Indeed, in today’s global economy, a country’s economic growth can increasingly rely on sound foreign policy. This is precisely what Fukuyama fears: that worldwide economic growth will fail to match the pace of increased commodity demands, resulting in a “Malthusian world in which one country’s gain will be another country’s loss.” This can already be evidenced in increasing food prices in response to shifts agricultural production towards corn ethanol in the United States. Fukuyama warns that in this world, securing peace through liberal internationalism will be increasingly difficult.

Fukuyama’s warning underscores the current need to distance ourselves from a neocon foreign policy which envisions a unilaterally acting U.S., freely moving on behalf of and clamoring towards its perceived hegemony. While the past few years have sufficiently proven the fallacy in this line of thinking, Fukuyama’s point about economic prosperity demonstrates why rolling back the hawkish neocon policies of the Bush administration (and those unquestionably shared by a future McCain administration) is not merely a matter of morality, but more importantly that of national self-interest. In hinting at the difficulties confronting a liberal world order, Fukuyama inadvertently makes this point himself:

The totalitarian dictatorships of the 20th century induced us to draw a sharp distinction between democratic and authoritarian states, a habit of mind that is still with us. But democracies don’t automatically all have the same interests (just look at the clashing U.S. and European views on Iraq), and neither do autocracies.

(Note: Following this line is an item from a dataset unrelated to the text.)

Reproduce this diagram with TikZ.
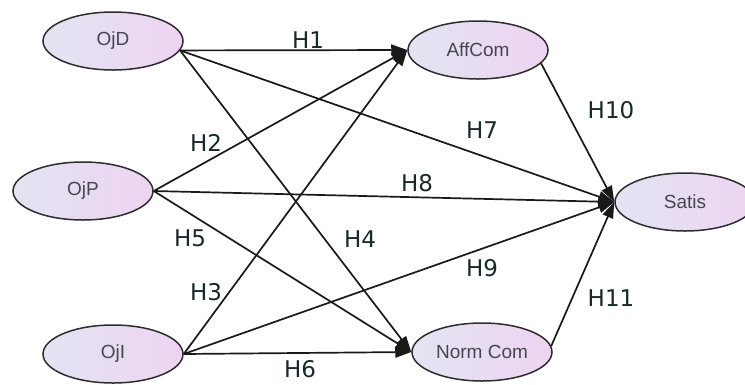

Fukuyama fails to distinguish between U.S. policy towards Iraq and U.S. views on Iraq. Indeed, most of Europe has been hostile to the War in Iraq, and the U.S. has been simply hostile to Iraq, but as this past week’s agreement on troop withdrawal evidences — a measure McCain had denounced as recently as July 2008 — our extracation from occupation of Iraq is at once congenial to worldwide opinion and our own national self-interest.